Under the bill, schools could keep their Native American mascots if local tribes approve of them.
Critics of the mascots have said they are racist. But supporters of the mascots, including some tribal members, say they are a source of pride.
Sen. Jeff Kruse, a Roseburg Republican and the chief sponsor of the bill, said it should be up to tribes to decide if a mascot is discriminatory.
"I'm a Roseburg Indian and I'm a proud Roseburg Indian," he said Wednesday. "And that is a symbol of pride for me. To put a negative connotation on this is beyond-belief absurd."
Kruse said that in his view, mascots honor the state's Native history.
Less than a year ago, the state School Board of Education imposed a statewide ban on Native American mascots in schools. The education board gave schools with Native American mascots until July 2017 to change them, or risk losing state funding. Fifteen Oregon high schools use Native American mascots for their schools, with names like the Banks Braves and the Roseburg Indians.
Reyn Leno, tribal council chairman for the Confederated Tribes of Grand Ronde, said he is less concerned about Native American mascots in schools than he is about how his tribe's history is taught.

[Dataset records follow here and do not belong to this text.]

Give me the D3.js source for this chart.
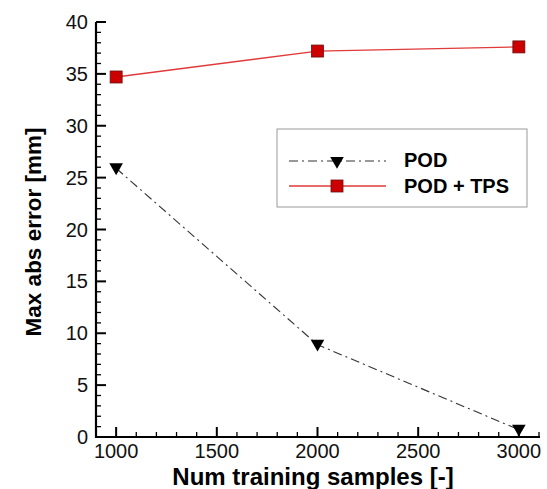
<!DOCTYPE html>
<html><head><meta charset="utf-8">
<script src="https://cdn.jsdelivr.net/npm/d3@7"></script>
<style>body{margin:0;background:#fff}</style>
</head><body>
<script>
const samples = [1000, 2000, 3000];
const podValues = [25.9, 8.9, 0.7];
const podTpsValues = [34.7, 37.2, 37.6];
const seriesNames = ["POD", "POD + TPS"];
const xTicks = [1000, 1500, 2000, 2500, 3000];
const yTicks = [0, 5, 10, 15, 20, 25, 30, 35, 40];

const W = 547, H = 489;
const svg = d3.select("body").append("svg").attr("width", W).attr("height", H);
const x = d3.scaleLinear().domain([900, 3100]).range([96, 539]);
const y = d3.scaleLinear().domain([0, 40]).range([437, 22]);
const font = "Liberation Sans, Arial, sans-serif";

// minor ticks
const xMinor = d3.range(900, 3101, 100);
const yMinor = d3.range(0, 41, 1);
svg.append("g").selectAll("line").data(xMinor).join("line")
  .attr("x1", d => x(d)).attr("x2", d => x(d))
  .attr("y1", 437).attr("y2", d => (d % 500 === 0 ? 427 : 432))
  .attr("stroke", "#000").attr("stroke-width", d => (d % 500 === 0 ? 2 : 1.3));
svg.append("g").selectAll("line").data(yMinor).join("line")
  .attr("y1", d => y(d)).attr("y2", d => y(d))
  .attr("x1", 96).attr("x2", d => (d % 5 === 0 ? 106 : 101))
  .attr("stroke", "#000").attr("stroke-width", d => (d % 5 === 0 ? 2 : 1.3));

// axis lines
svg.append("line").attr("x1", 96).attr("x2", 96).attr("y1", 22).attr("y2", 438)
  .attr("stroke", "#000").attr("stroke-width", 2.2);
svg.append("line").attr("x1", 95).attr("x2", 540).attr("y1", 437).attr("y2", 437)
  .attr("stroke", "#000").attr("stroke-width", 2.2);

// tick labels
svg.append("g").selectAll("text").data(xTicks).join("text")
  .attr("x", d => x(d)).attr("y", 458).attr("text-anchor", "middle")
  .attr("font-family", font).attr("font-size", 20).attr("fill", "#111").text(d => d);
svg.append("g").selectAll("text").data(yTicks).join("text")
  .attr("x", 88).attr("y", d => y(d) + 7).attr("text-anchor", "end")
  .attr("font-family", font).attr("font-size", 20).attr("fill", "#111").text(d => d);

// axis titles
svg.append("text").attr("x", 313).attr("y", 485).attr("text-anchor", "middle")
  .attr("font-family", font).attr("font-size", 24).attr("font-weight", "bold").text("Num training samples [-]");
svg.append("text").attr("transform", "translate(41,232) rotate(-90)").attr("text-anchor", "middle")
  .attr("font-family", font).attr("font-size", 22.5).attr("font-weight", "bold").text("Max abs error [mm]");

const line = d3.line().x(d => x(d[0])).y(d => y(d[1]));
const podData = samples.map((s, i) => [s, podValues[i]]);
const tpsData = samples.map((s, i) => [s, podTpsValues[i]]);

svg.append("path").datum(podData).attr("d", line).attr("fill", "none")
  .attr("stroke", "#333").attr("stroke-width", 1.1).attr("stroke-dasharray", "9,4,2,4");
svg.append("path").datum(tpsData).attr("d", line).attr("fill", "none")
  .attr("stroke", "#e03a3a").attr("stroke-width", 1.3);

const tri = d3.symbol().type(d3.symbolTriangle).size(80);
function drawTri(g, cx, cy) {
  g.append("path").attr("d", tri()).attr("transform", `translate(${cx},${cy}) rotate(180)`)
    .attr("fill", "#000");
}
function drawSq(g, cx, cy) {
  g.append("rect").attr("x", cx - 6).attr("y", cy - 6).attr("width", 12).attr("height", 12)
    .attr("fill", "#cc0000").attr("stroke", "#6b1010").attr("stroke-width", 0.8);
}
podData.forEach(d => drawTri(svg, x(d[0]), y(d[1]) - 1));
tpsData.forEach(d => drawSq(svg, x(d[0]), y(d[1])));

// legend
const lg = svg.append("g");
lg.append("rect").attr("x", 277).attr("y", 129).attr("width", 250).attr("height", 78)
  .attr("fill", "#fff").attr("stroke", "#999").attr("stroke-width", 1);
lg.append("line").attr("x1", 289).attr("x2", 386).attr("y1", 161).attr("y2", 161)
  .attr("stroke", "#333").attr("stroke-width", 1.1).attr("stroke-dasharray", "9,4,2,4");
drawTri(lg, 337, 161);
lg.append("line").attr("x1", 289).attr("x2", 386).attr("y1", 186).attr("y2", 186)
  .attr("stroke", "#e03a3a").attr("stroke-width", 1.3);
drawSq(lg, 337, 186);
lg.selectAll("text.l").data(seriesNames).join("text")
  .attr("x", 404).attr("y", (d, i) => 167 + i * 26)
  .attr("font-family", font).attr("font-size", 20).attr("font-weight", "bold").text(d => d);
</script>
</body></html>
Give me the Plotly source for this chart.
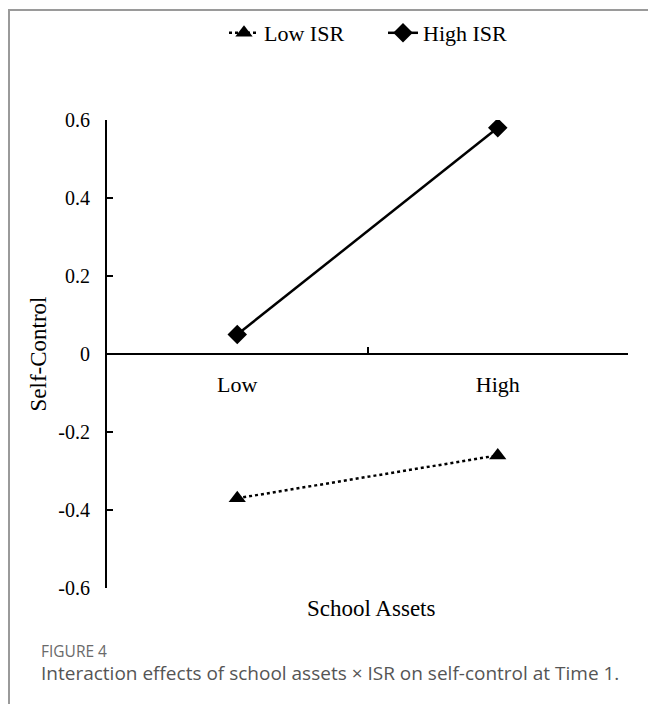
import plotly.graph_objects as go

categories = ["Low", "High"]
low_isr = [-0.37, -0.26]
high_isr = [0.05, 0.58]
y_ticks = [-0.6, -0.4, -0.2, 0, 0.2, 0.4, 0.6]
y_tick_labels = ["-0.6", "-0.4", "-0.2", "0", "0.2", "0.4", "0.6"]

W, H = 648, 704
L, R, T, B = 107, 20, 120, 116
PW, PH = W - L - R, H - T - B

def px_x(p):
    return (p - L) / PW

def px_y(p):
    return 1 - (p - T) / PH

serif = "Liberation Serif, Times New Roman, serif"
sans = "Open Sans, Noto Sans, sans-serif"

fig = go.Figure()
fig.add_trace(go.Scatter(
    x=categories, y=low_isr, name="Low ISR", mode="lines+markers",
    line=dict(color="black", width=2.5, dash="dot"),
    marker=dict(symbol="triangle-up", size=15, color="black"),
))
fig.add_trace(go.Scatter(
    x=categories, y=high_isr, name="High ISR", mode="lines+markers",
    line=dict(color="black", width=2.5),
    marker=dict(symbol="diamond", size=15, color="black"),
))

fig.update_layout(
    width=W, height=H,
    margin=dict(l=L, r=R, t=T, b=B, autoexpand=False),
    paper_bgcolor="white", plot_bgcolor="white",
    font=dict(family=serif, size=18, color="black"),
    showlegend=True,
    legend=dict(orientation="h", x=px_x(224), y=px_y(33), xanchor="left", yanchor="middle",
                font=dict(family=serif, size=22, color="black"),
                entrywidth=114, entrywidthmode="pixels",
                bgcolor="rgba(0,0,0,0)"),
    xaxis=dict(
        type="category", categoryorder="array", categoryarray=categories,
        tickson="boundaries", ticks="inside", ticklen=6, tickwidth=1.5, tickcolor="black",
        showline=True, linecolor="black", linewidth=2, showgrid=False, zeroline=False,
        anchor="free", position=0.5, range=[-0.5, 1.5], automargin=False,
        ticklabelstandoff=11, tickfont=dict(family=serif, size=22),
    ),
    yaxis=dict(
        range=[-0.6, 0.6], tickvals=y_ticks, ticktext=y_tick_labels,
        ticks="inside", ticklen=6, tickwidth=1.5, tickcolor="black",
        showline=True, linecolor="black", linewidth=2, showgrid=False, zeroline=False,
        ticklabelstandoff=11, tickfont=dict(family=serif, size=20), automargin=False,
        title=dict(text="Self-Control", font=dict(family=serif, size=23), standoff=5),
    ),
)

fig.add_annotation(text="School Assets", xref="paper", yref="paper",
                   x=px_x(371), y=px_y(608), showarrow=False,
                   font=dict(family=serif, size=23, color="black"),
                   xanchor="center", yanchor="middle")
fig.add_annotation(text="FIGURE 4", xref="paper", yref="paper",
                   x=px_x(39), y=px_y(651), showarrow=False,
                   font=dict(family=sans, size=15.5, color="#6a6a6a"),
                   xanchor="left", yanchor="middle")
fig.add_annotation(text="Interaction effects of school assets \u00d7 ISR on self-control at Time 1.",
                   xref="paper", yref="paper",
                   x=px_x(39), y=px_y(673), showarrow=False,
                   font=dict(family=sans, size=19, color="#555555"),
                   xanchor="left", yanchor="middle")

fig.add_shape(type="rect", xref="paper", yref="paper",
              x0=px_x(9), y0=px_y(720), x1=px_x(660), y1=px_y(10),
              line=dict(color="#9a9a9a", width=2), fillcolor="rgba(0,0,0,0)", layer="below")

fig.write_html("out.html", config={"displayModeBar": False},
               post_script="document.body.style.margin='0';document.body.style.overflow='hidden';")
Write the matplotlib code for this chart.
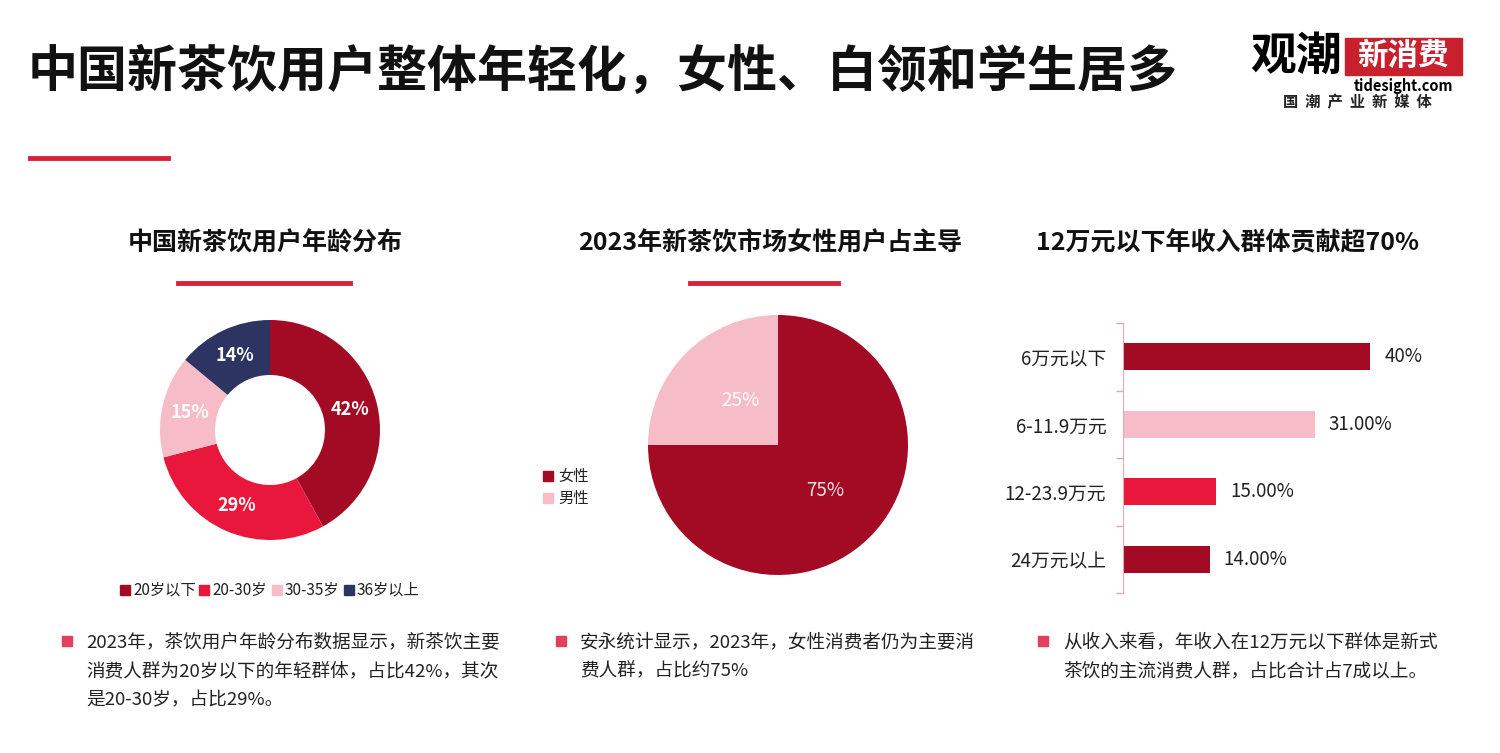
import matplotlib
matplotlib.use("Agg")
import matplotlib.pyplot as plt
from matplotlib.patches import Rectangle

plt.rcParams['font.family'] = ['Noto Sans CJK SC', 'DejaVu Sans']

W, H = 1500, 753

# data
title = '中国新茶饮用户整体年轻化，女性、白领和学生居多'

age_labels = ['20岁以下', '20-30岁', '30-35岁', '36岁以上']
age_values = [42, 29, 15, 14]

gender_labels = ['女性', '男性']
gender_values = [75, 25]

income_labels = ['6万元以下', '6-11.9万元', '12-23.9万元', '24万元以上']
income_values = [40, 31, 15, 14]
income_texts = ['40%', '31.00%', '15.00%', '14.00%']

sub_titles = ['中国新茶饮用户年龄分布', '2023年新茶饮市场女性用户占主导', '12万元以下年收入群体贡献超70%']
notes = [
    ['2023年，茶饮用户年龄分布数据显示，新茶饮主要', '消费人群为20岁以下的年轻群体，占比42%，其次', '是20-30岁，占比29%。'],
    ['安永统计显示，2023年，女性消费者仍为主要消', '费人群，占比约75%'],
    ['从收入来看，年收入在12万元以下群体是新式', '茶饮的主流消费人群，占比合计占7成以上。'],
]

DARK = '#a30a24'
RED = '#e8173b'
PINK = '#f6bcc7'
NAVY = '#2d3461'
age_colors = [DARK, RED, PINK, NAVY]
gender_colors = [DARK, PINK]
income_colors = [DARK, PINK, RED, DARK]


def fx(x):
    return x / W


def fy(y):
    return 1 - y / H


def box(left, top, width, height):
    return [left / W, 1 - (top + height) / H, width / W, height / H]


fig = plt.figure(figsize=(15, 7.53), dpi=100)
fig.patch.set_facecolor('white')

# title and red line
fig.text(fx(28), fy(72), title, fontsize=36, fontweight='bold', color='#111111', va='center', ha='left')
fig.add_artist(plt.Line2D([fx(30), fx(168)], [fy(158), fy(158)], color='#d9213b', lw=3.5))

# logo
fig.text(fx(1250), fy(57), '观潮', fontsize=33, fontweight='heavy', color='black', va='center', ha='left')
fig.add_artist(Rectangle((fx(1345), fy(75)), fx(117), 37 / H, color='#c8202c'))
fig.text(fx(1403), fy(56), '新消费', fontsize=22, fontweight='heavy', color='white', va='center', ha='center')
fig.text(fx(1403), fy(86), 'tidesight.com', fontsize=10.5, fontweight='bold', color='black', va='center', ha='center')
fig.text(fx(1357), fy(102), '国  潮  产  业  新  媒  体', fontsize=11, fontweight='bold', color='#222222', va='center', ha='center')

# subtitles and underlines
for cx, t in zip([265, 770, 1227], sub_titles):
    fig.text(fx(cx), fy(243), t, fontsize=18, fontweight='bold', color='#111111', va='center', ha='center')
fig.add_artist(plt.Line2D([fx(178), fx(350)], [fy(283), fy(283)], color='#d9213b', lw=3.5))
fig.add_artist(plt.Line2D([fx(690), fx(838)], [fy(283), fy(283)], color='#d9213b', lw=3.5))

# donut
ax1 = fig.add_axes(box(160, 320, 220, 220))
wedges, texts, autotexts = ax1.pie(age_values, colors=age_colors, startangle=90, counterclock=False,
                                   radius=1, wedgeprops=dict(width=0.5, edgecolor='none'),
                                   autopct='%d%%', pctdistance=0.75,
                                   textprops=dict(color='white', fontsize=13, fontweight='bold'))
ax1.set_xlim(-1, 1)
ax1.set_ylim(-1, 1)
ax1.axis('off')

# donut legend
lx = 120
for lab, col in zip(age_labels, age_colors):
    fig.add_artist(Rectangle((fx(lx), fy(595)), 10 / W, 10 / H, color=col))
    fig.text(fx(lx + 13), fy(590), lab, fontsize=11, color='#222222', va='center', ha='left')
    lx += 13 + len(lab.encode('gbk')) * 7.3 + 8

# gender pie
ax2 = fig.add_axes(box(648, 315, 260, 260))
ax2.pie(gender_values, colors=gender_colors, startangle=90, counterclock=False, radius=1,
        wedgeprops=dict(edgecolor='none'))
ax2.set_xlim(-1, 1)
ax2.set_ylim(-1, 1)
ax2.axis('off')
ax2.text(0.36, -0.35, '%d%%' % gender_values[0], color='#f8dde2', fontsize=13.5, ha='center', va='center')
ax2.text(-0.29, 0.34, '%d%%' % gender_values[1], color='white', fontsize=13.5, ha='center', va='center')

for i, (lab, col) in enumerate(zip(gender_labels, gender_colors)):
    y = 476 + i * 22
    fig.add_artist(Rectangle((fx(543), fy(y + 5)), 10 / W, 10 / H, color=col))
    fig.text(fx(558), fy(y), lab, fontsize=11, color='#222222', va='center', ha='left')

# income bars
ax3 = fig.add_axes(box(1123, 323, 309, 270))
ypos = list(range(len(income_labels)))
ax3.barh(ypos, income_values, height=0.4, color=income_colors)
ax3.set_ylim(len(income_labels) - 0.5, -0.5)
ax3.set_xlim(0, 50)
ax3.set_yticks(ypos)
ax3.set_yticklabels(income_labels, fontsize=13.5, color='#222222')
ax3.set_yticks([i - 0.5 for i in range(len(income_labels) + 1)], minor=True)
ax3.tick_params(axis='y', which='major', length=0, pad=12)
ax3.tick_params(axis='y', which='minor', length=5, color='#e3a9b1', width=1)
ax3.set_xticks([])
for s in ['top', 'right', 'bottom']:
    ax3.spines[s].set_visible(False)
ax3.spines['left'].set_color('#e3a9b1')
for i, (v, t) in enumerate(zip(income_values, income_texts)):
    ax3.text(v + 2.3, i, t, fontsize=13.5, color='#222222', va='center', ha='left')

# notes
for (bx, tx), lines in zip([(62, 86), (556, 580), (1038, 1063)], notes):
    fig.add_artist(Rectangle((fx(bx), fy(646)), 10 / W, 10 / H, color='#e0405a'))
    for j, line in enumerate(lines):
        fig.text(fx(tx), fy(642 + j * 29), line, fontsize=13.4, color='#222222', va='center', ha='left')

fig.savefig('out.png', dpi=100, facecolor='white')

"People need to learn our history," he said Wednesday. "Then maybe we wouldn't have to deal with ... disrespectful school mascots."
Leno said he doesn't find Native American school mascots offensive, but believes local tribes should be the decision makers on the matter.
"The banned names - Indians, Braves, Warriors, and Chiefs - are inspirational Native images and we do not view their use as derogatory," he said in earlier testimony.
Susan Hansen, a resident of Mollala and a critic of the bill, said that she thinks the mascots reduce Native American traditions to cartoon figures, and also give students the idea that stereotyping is acceptable.
"People dribble baskets balls and sweat on the face of the Indian they are supposedly honoring," Hansen said.
In 2006, the education board recommended schools stop using Native American mascots. Some abided and changed their mascots and logos. But some small communities resisted, saying the nicknames are a source of pride.